Satya Patel on using the Scientific Method for Growth

Satya Patel (his Twitter) used to work for both Google and Twitter, and is now working as a partner at Homebrew venture capital.


Lessons learned
  • Companies tend to "throw spaghetti at the wall" when they grow their company - they try everything between heaven and earth, and it ends up in a mess. Satya Patel argues that it's better to use a scientific approach. 
  • No companies fail for lack of ambition - they fail for lack of focus. By using a scientific approach to ask the questions you should answer, it can help you to focus.
  • You should be learning at every step.
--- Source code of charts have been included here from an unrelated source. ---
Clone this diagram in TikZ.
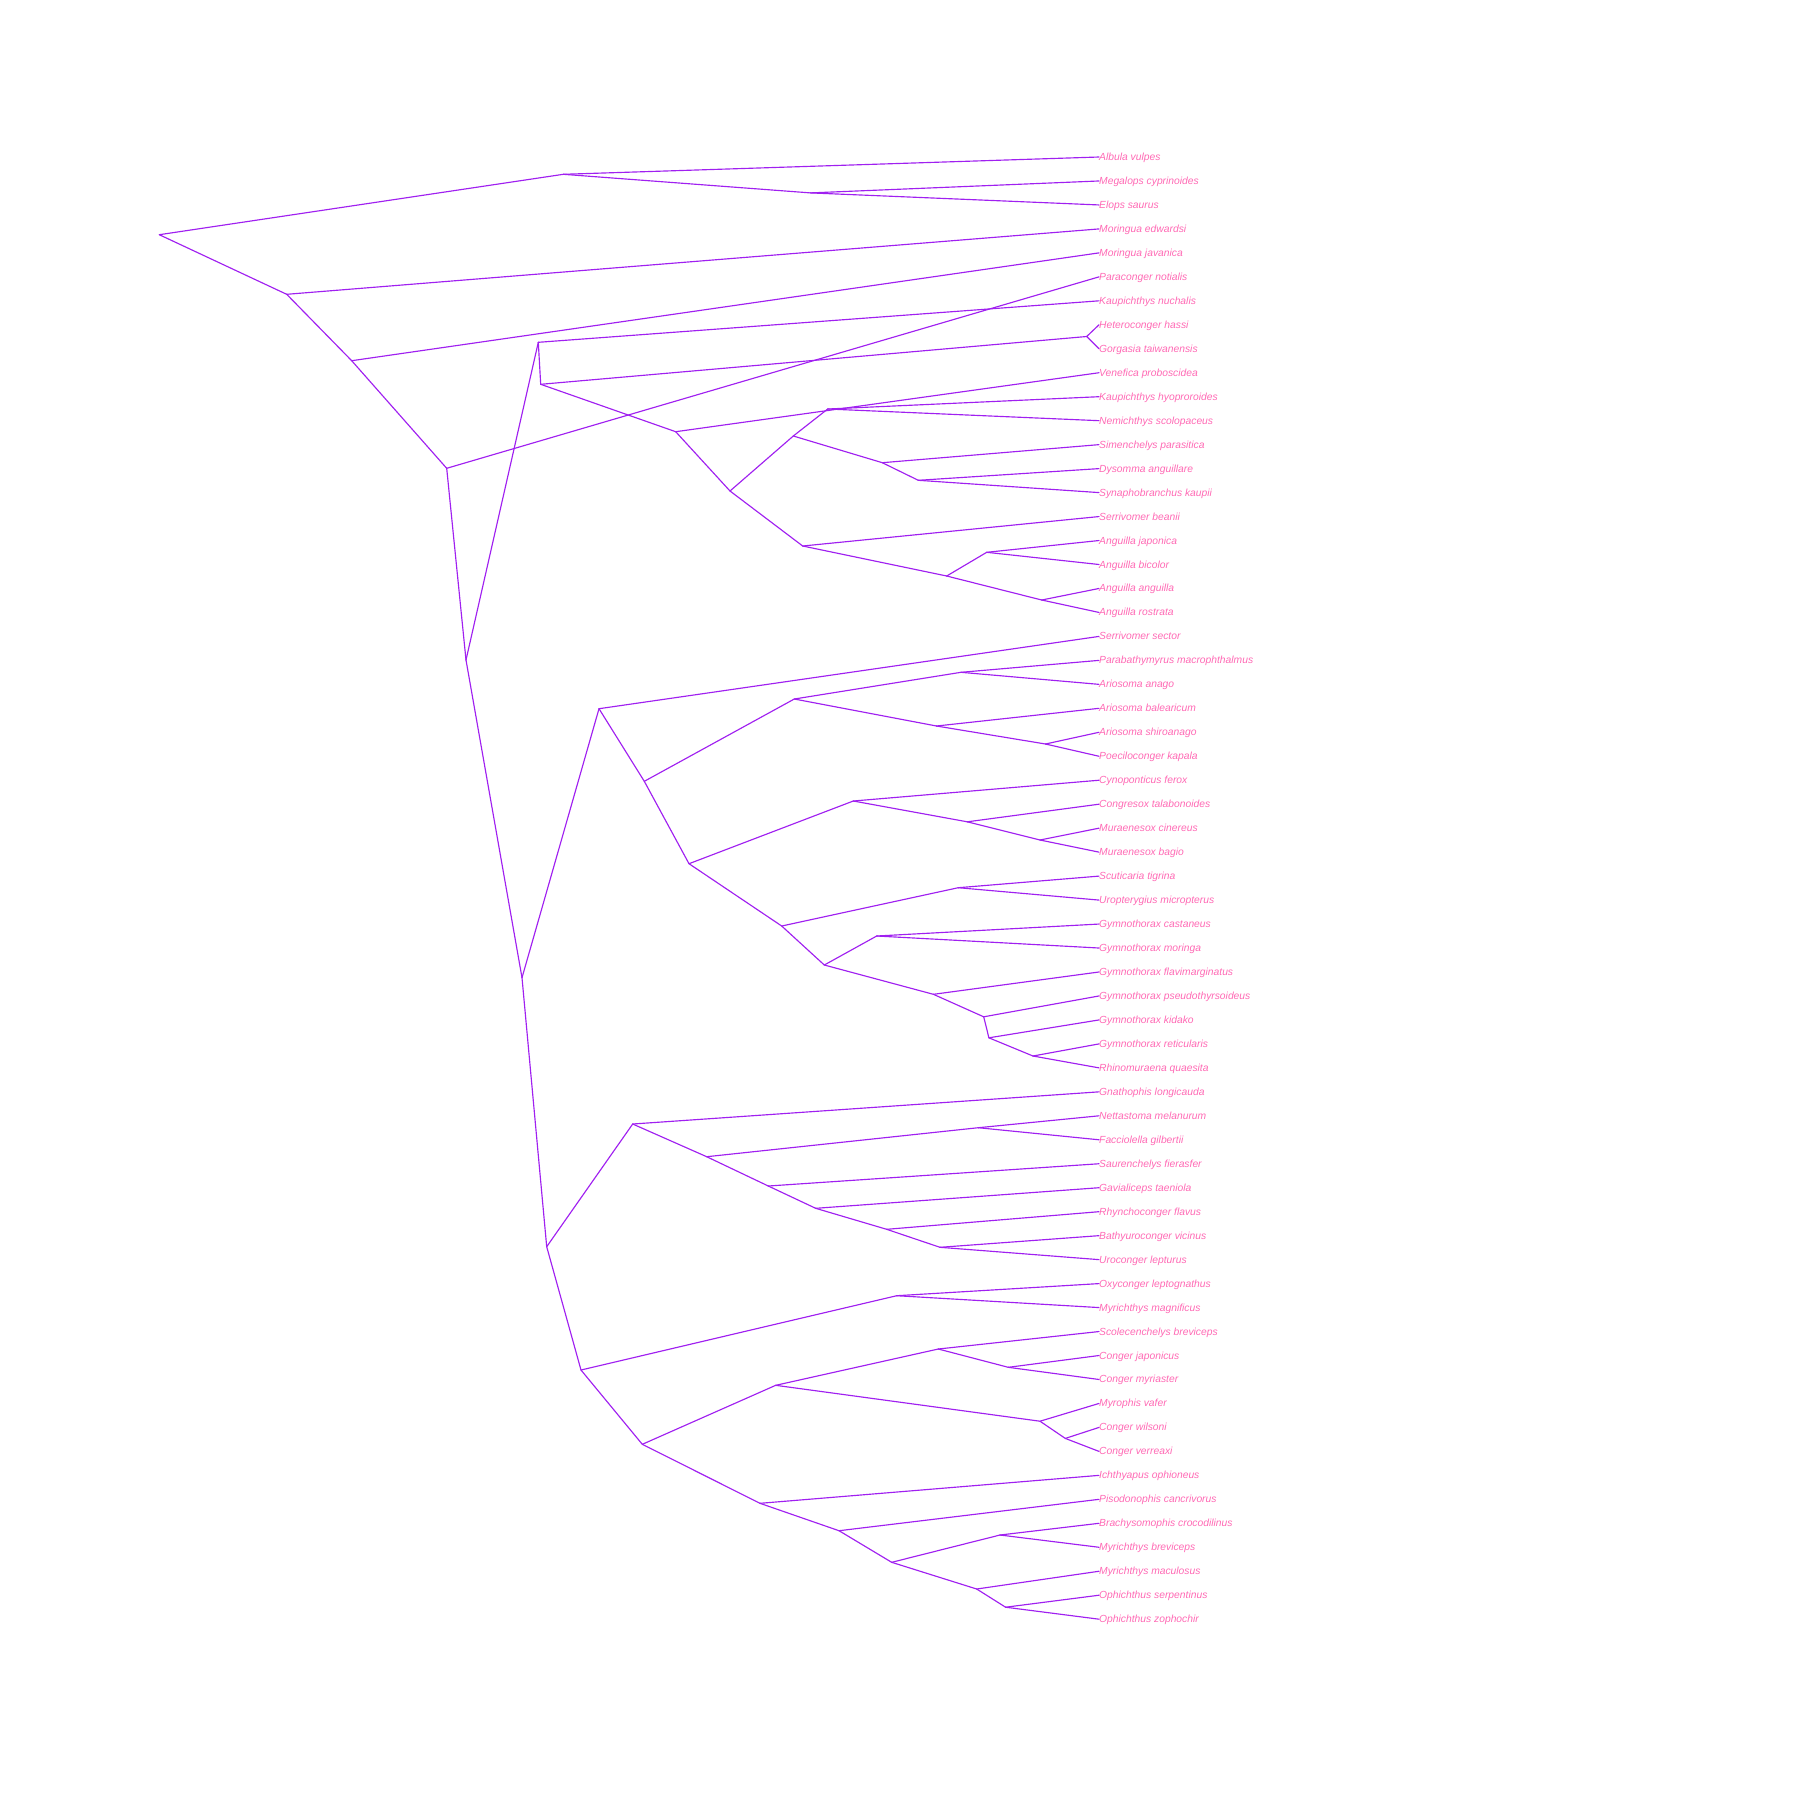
\documentclass[tikz,border=0pt]{standalone}
\usepackage{fontspec}
\setmainfont{Liberation Sans}
\definecolor{branchpurple}{HTML}{A020F0}
\definecolor{tippink}{HTML}{FF69B4}
\tikzset{
  branch/.style = {draw=branchpurple, line width=1.15pt, line cap=round, line join=round},
  taxon/.style  = {anchor=west, inner sep=0pt, text height=7pt, text depth=0pt,
                   text=tippink, font=\fontsize{10.3}{12}\selectfont\itshape}
}

\begin{document}
\begin{tikzpicture}[x=1pt, y=-1pt]
  \useasboundingbox (0,0) rectangle (1800,1800);
  % taxa
  \foreach \sp [count=\i] in {Albula vulpes, Megalops cyprinoides, Elops saurus,
      Moringua edwardsi, Moringua javanica, Paraconger notialis, Kaupichthys nuchalis,
      Heteroconger hassi, Gorgasia taiwanensis, Venefica proboscidea,
      Kaupichthys hyoproroides, Nemichthys scolopaceus, Simenchelys parasitica,
      Dysomma anguillare, Synaphobranchus kaupii, Serrivomer beanii, Anguilla japonica,
      Anguilla bicolor, Anguilla anguilla, Anguilla rostrata, Serrivomer sector,
      Parabathymyrus macrophthalmus, Ariosoma anago, Ariosoma balearicum,
      Ariosoma shiroanago, Poeciloconger kapala, Cynoponticus ferox,
      Congresox talabonoides, Muraenesox cinereus, Muraenesox bagio, Scuticaria tigrina,
      Uropterygius micropterus, Gymnothorax castaneus, Gymnothorax moringa,
      Gymnothorax flavimarginatus, Gymnothorax pseudothyrsoideus, Gymnothorax kidako,
      Gymnothorax reticularis, Rhinomuraena quaesita, Gnathophis longicauda,
      Nettastoma melanurum, Facciolella gilbertii, Saurenchelys fierasfer,
      Gavialiceps taeniola, Rhynchoconger flavus, Bathyuroconger vicinus,
      Uroconger lepturus, Oxyconger leptognathus, Myrichthys magnificus,
      Scolecenchelys breviceps, Conger japonicus, Conger myriaster, Myrophis vafer,
      Conger wilsoni, Conger verreaxi, Ichthyapus ophioneus, Pisodonophis cancrivorus,
      Brachysomophis crocodilinus, Myrichthys breviceps, Myrichthys maculosus,
      Ophichthus serpentinus, Ophichthus zophochir}
    \node[taxon] (t\i) at (1099, {157+23.97*(\i-1)}) {\sp};

  % inner nodes
  \coordinate (root) at (159.3,234.7);
  \coordinate (ame)  at (563.3,174.3);
  \coordinate (me)   at (810.5,192.9);
  \coordinate (n1)   at (286.7,294.3);
  \coordinate (n2)   at (351.7,360.7);
  \coordinate (n3)   at (446.7,468.3);
  \coordinate (n4)   at (466,660);
  \coordinate (n5)   at (538.3,342.3);
  \coordinate (n6)   at (540.7,384.3);
  \coordinate (hg)   at (1086.7,336.5);
  \coordinate (n7)   at (675.7,431.7);
  \coordinate (n8)   at (730,491);
  \coordinate (n9)   at (793.3,436);
  \coordinate (n10)  at (827.7,409);
  \coordinate (n11)  at (882.3,462.7);
  \coordinate (n12)  at (918.3,480.3);
  \coordinate (n13)  at (802.7,546);
  \coordinate (n14)  at (946.7,576);
  \coordinate (n15)  at (986.7,552.3);
  \coordinate (n16)  at (1041.7,600);
  \coordinate (big)  at (522,977.7);
  \coordinate (n17)  at (599,708.7);
  \coordinate (n18)  at (644.3,781.3);
  \coordinate (n19)  at (794.3,699);
  \coordinate (n20)  at (961,672.3);
  \coordinate (n21)  at (936.5,726);
  \coordinate (n21b) at (1045.5,744);
  \coordinate (n22)  at (689,863.7);
  \coordinate (n23)  at (853.3,801);
  \coordinate (n24)  at (967.3,821.8);
  \coordinate (n24b) at (1040,840);
  \coordinate (n25)  at (781.7,926);
  \coordinate (n26)  at (958.3,887.7);
  \coordinate (n27)  at (824.3,965);
  \coordinate (n28)  at (876.7,936);
  \coordinate (n29)  at (933.4,994.3);
  \coordinate (n29b) at (983.7,1016.8);
  \coordinate (n29c) at (988.9,1037.8);
  \coordinate (n29d) at (1033,1056);
  \coordinate (n30)  at (546.7,1246.7);
  \coordinate (n31)  at (632.7,1124);
  \coordinate (n32)  at (706.7,1156.7);
  \coordinate (n33)  at (978.3,1127.7);
  \coordinate (n34)  at (768.3,1186);
  \coordinate (n35)  at (815.7,1208.3);
  \coordinate (n36)  at (886.7,1229.3);
  \coordinate (n37)  at (940,1247.3);
  \coordinate (n38)  at (581,1370);
  \coordinate (n39)  at (896.7,1295.7);
  \coordinate (n40)  at (642.3,1444.3);
  \coordinate (n41)  at (775.7,1385.3);
  \coordinate (n42)  at (938.3,1349);
  \coordinate (n42b) at (1008.3,1367.3);
  \coordinate (n43)  at (1040,1421.2);
  \coordinate (n44)  at (1065.3,1438.4);
  \coordinate (n45)  at (760,1503.3);
  \coordinate (n46)  at (839,1530.7);
  \coordinate (n47)  at (891.7,1562.3);
  \coordinate (n48)  at (1000,1535);
  \coordinate (n49)  at (976.7,1589);
  \coordinate (n50)  at (1005.6,1607.2);

  % branches
  \foreach \a/\b in {root/ame, ame/t1.west, ame/me, me/t2.west, me/t3.west,
      root/n1, n1/t4.west, n1/n2, n2/t5.west, n2/n3, n3/t6.west, n3/n4,
      n4/n5, n5/t7.west, n5/n6, n6/hg, hg/t8.west, hg/t9.west, n6/n7, n7/t10.west, n7/n8,
      n8/n9, n9/n10, n10/t11.west, n10/t12.west, n9/n11, n11/t13.west, n11/n12,
      n12/t14.west, n12/t15.west, n8/n13, n13/t16.west, n13/n14, n14/n15,
      n15/t17.west, n15/t18.west, n14/n16, n16/t19.west, n16/t20.west}
    \draw[branch] (\a) -- (\b);
  \foreach \a/\b in {n4/big, big/n17, n17/t21.west, n17/n18, n18/n19, n19/n20,
      n20/t22.west, n20/t23.west, n19/n21, n21/t24.west, n21/n21b, n21b/t25.west,
      n21b/t26.west, n18/n22, n22/n23, n23/t27.west, n23/n24, n24/t28.west, n24/n24b,
      n24b/t29.west, n24b/t30.west, n22/n25, n25/n26, n26/t31.west, n26/t32.west,
      n25/n27, n27/n28, n28/t33.west, n28/t34.west, n27/n29, n29/t35.west, n29/n29b,
      n29b/t36.west, n29b/n29c, n29c/t37.west, n29c/n29d, n29d/t38.west, n29d/t39.west}
    \draw[branch] (\a) -- (\b);
  \foreach \a/\b in {big/n30, n30/n31, n31/t40.west, n31/n32, n32/n33, n33/t41.west,
      n33/t42.west, n32/n34, n34/t43.west, n34/n35, n35/t44.west, n35/n36, n36/t45.west,
      n36/n37, n37/t46.west, n37/t47.west, n30/n38, n38/n39, n39/t48.west, n39/t49.west,
      n38/n40, n40/n41, n41/n42, n42/t50.west, n42/n42b, n42b/t51.west, n42b/t52.west,
      n41/n43, n43/t53.west, n43/n44, n44/t54.west, n44/t55.west, n40/n45, n45/t56.west,
      n45/n46, n46/t57.west, n46/n47, n47/n48, n48/t58.west, n48/t59.west, n47/n49,
      n49/t60.west, n49/n50, n50/t61.west, n50/t62.west}
    \draw[branch] (\a) -- (\b);
\end{tikzpicture}
\end{document}
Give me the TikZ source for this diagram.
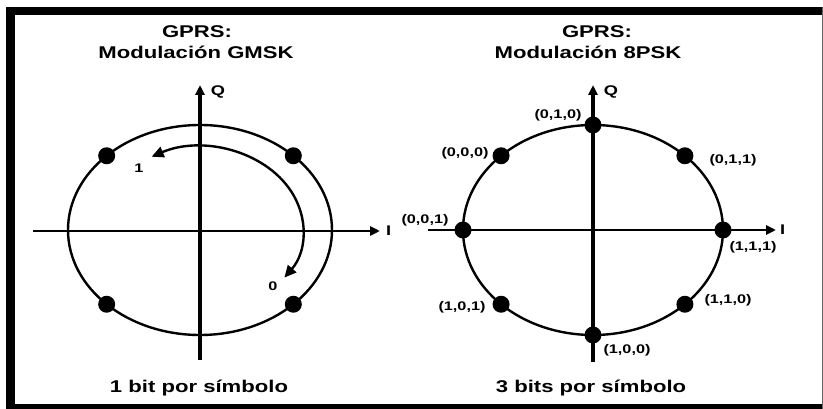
\documentclass[tikz,border=0pt]{standalone}
\usepackage{fontspec}
\setmainfont{Liberation Sans}
\usetikzlibrary{arrows.meta,calc}
\newcommand{\stretchtxt}[2][1.3]{\scalebox{#1}[1]{#2}}
\begin{document}
\begin{tikzpicture}[x=1pt,y=-1pt,
  bigtxt/.style={inner sep=0pt, font=\fontsize{17}{20}\selectfont\bfseries},
  axtxt/.style={inner sep=0pt, font=\fontsize{14}{16}\selectfont\bfseries},
  bitlbl/.style={inner sep=0pt, font=\fontsize{12.5}{14}\selectfont\bfseries},
  dotnode/.style={circle, fill=black, inner sep=0pt, minimum size=17pt},
  axisline/.style={line width=2.6pt, -{Triangle[length=10pt,width=9pt]}},
  vaxisline/.style={line width=3.2pt, -{Triangle[length=10pt,width=9pt]}},
  ring/.style={line width=2.4pt},
  turnarrow/.style={line width=2.4pt, {Triangle[length=12pt,width=11pt]}-{Triangle[length=12pt,width=11pt]}}
]
\useasboundingbox (0,0) rectangle (823,409);
% frame
\fill[black] (6,7) rectangle (15,409);
\fill[black] (6,7) rectangle (823,15);
\fill[black] (6,404) rectangle (823,409);
\draw[black!60, line width=0.8pt] (822,7) -- (822,409);

% ===== left diagram: GMSK =====
\coordinate (CL) at (200,230);
\node[bigtxt] (tl1) at (197,32) {\stretchtxt{GPRS:}};
\node[bigtxt] (tl2) at (196,52) {\stretchtxt{Modulación GMSK}};
\node[bigtxt] (bl) at (199,388) {\stretchtxt{1 bit por símbolo}};
\draw[ring] (CL) ellipse [x radius=132, y radius=105];
\coordinate (LHs) at (33,231);
\coordinate (LHe) at (380,231);
\coordinate (LVs) at (200,360);
\coordinate (LVe) at (200,85);
\draw[axisline] (LHs) -- (LHe);
\draw[vaxisline] (LVs) -- (LVe);
\node[axtxt, anchor=west] (LI) at (386,231) {\stretchtxt{I}};
\node[axtxt] (LQ) at (218,92) {\stretchtxt{Q}};
\draw[turnarrow] (CL) ++(-118:103 and 83) arc[start angle=-118, end angle=35, x radius=103, y radius=83];
\node[bitlbl] (one) at (139,168) {\stretchtxt{1}};
\node[bitlbl] (zero) at (273,286) {\stretchtxt{0}};
\node[dotnode] (g1) at ($(CL)+(-45:132 and 105)$) {};
\node[dotnode] (g2) at ($(CL)+(-135:132 and 105)$) {};
\node[dotnode] (g3) at ($(CL)+(135:132 and 105)$) {};
\node[dotnode] (g4) at ($(CL)+(45:132 and 105)$) {};

% ===== right diagram: 8PSK =====
\coordinate (CR) at (593,230);
\node[bigtxt] (tr1) at (597,32) {\stretchtxt{GPRS:}};
\node[bigtxt] (tr2) at (588,52) {\stretchtxt{Modulación 8PSK}};
\node[bigtxt] (br) at (591,388) {\stretchtxt{3 bits por símbolo}};
\draw[ring] (CR) ellipse [x radius=130, y radius=105];
\coordinate (RHs) at (428,230);
\coordinate (RHe) at (776,230);
\coordinate (RVs) at (593,362);
\coordinate (RVe) at (593,85);
\draw[axisline] (RHs) -- (RHe);
\draw[vaxisline] (RVs) -- (RVe);
\node[axtxt, anchor=west] (RI) at (780,230) {\stretchtxt{I}};
\node[axtxt] (RQ) at (611,92) {\stretchtxt{Q}};
\foreach \a/\n in {0/p0,45/p45,90/p90,135/p135,180/p180,-135/pm135,-90/pm90,-45/pm45}{
  \node[dotnode] (\n) at ($(CR)+(\a:130 and 105)$) {};
}
\node[bitlbl] (l010) at (558,115) {\stretchtxt{(0,1,0)}};
\node[bitlbl] (l000) at (465,153) {\stretchtxt{(0,0,0)}};
\node[bitlbl] (l011) at (733,160) {\stretchtxt{(0,1,1)}};
\node[bitlbl] (l001) at (425,220) {\stretchtxt{(0,0,1)}};
\node[bitlbl] (l111) at (753,247) {\stretchtxt{(1,1,1)}};
\node[bitlbl] (l101) at (462,307) {\stretchtxt{(1,0,1)}};
\node[bitlbl] (l110) at (728,300) {\stretchtxt{(1,1,0)}};
\node[bitlbl] (l100) at (627,350) {\stretchtxt{(1,0,0)}};
\end{tikzpicture}
\end{document}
Begin with small steps, and as you learn you can increase the steps. Crawl - walk - run. 
  • The scientific method:
  1. Purpose. What problem are you trying to solve? Twitter asked themselves 2 questions: "How do you increase active user growth?" "How do you increase revenue?" Twitter focused on those questions, so everyone in the company had to orient their product ideas around these 2 objectives.
  2. Research. Can help you to clarify the question you are trying to answer and find new answers. The goal is to conform the hypothesis so you can have a focused experiment. Talk to your customers, team, and understand your competitors. You can also find surprising answers. By looking at data, Twitter thought the users liked to click on a button. But when they talked to the users, they realized that the users had misunderstood the button.   
  3. Hypothesis. What do you believe to be true? Make sure it's measurable. AdSense's hypothesis was that they thought that publishers had to put ads on the top of the page, but AdSense realized that ads on the bottom of the pager were much better. People read the text and clicked on the ads. Twitter tried multiple hypothesis to improve their landing page: "Change the text," "Remove the search function." 
  4. Experiment. Focus on the variables that matter. Twitter could have tested a million variables to optimize the landing page, but they focused on a few (maybe 10?) main variables.  
  5. Analysis. Use enough data to make sure the result is statistically significant. But if you are new, you don't have enough data. Then take the data you have and let your intuition guide you. Remember that data is not the end since data can lie. Look at the data and use your own judgment to find the right approach.    
  6. Conclusion. From their landing page, among others, Twitter removed the search because users searched instead of signing up, and the pictures of signed up users because it increased loading time.   
  • Don't forget to write down your conclusions and share what you've learned. 
  • Reinforce what you've learned. Lather - rinse - repeat!
  • To grow, companies are using Google Analytics, Optimizely, KISSmetrics.
  • There were two good way to grow Twitter: address book import and translation of the site. Twitter also realized that growth increased if they customized the site depending on what country the user came from.  
  • Even small changes matter as long as they are statistically significant and not expensive to implement. A small change each month will grow into a large change over several months.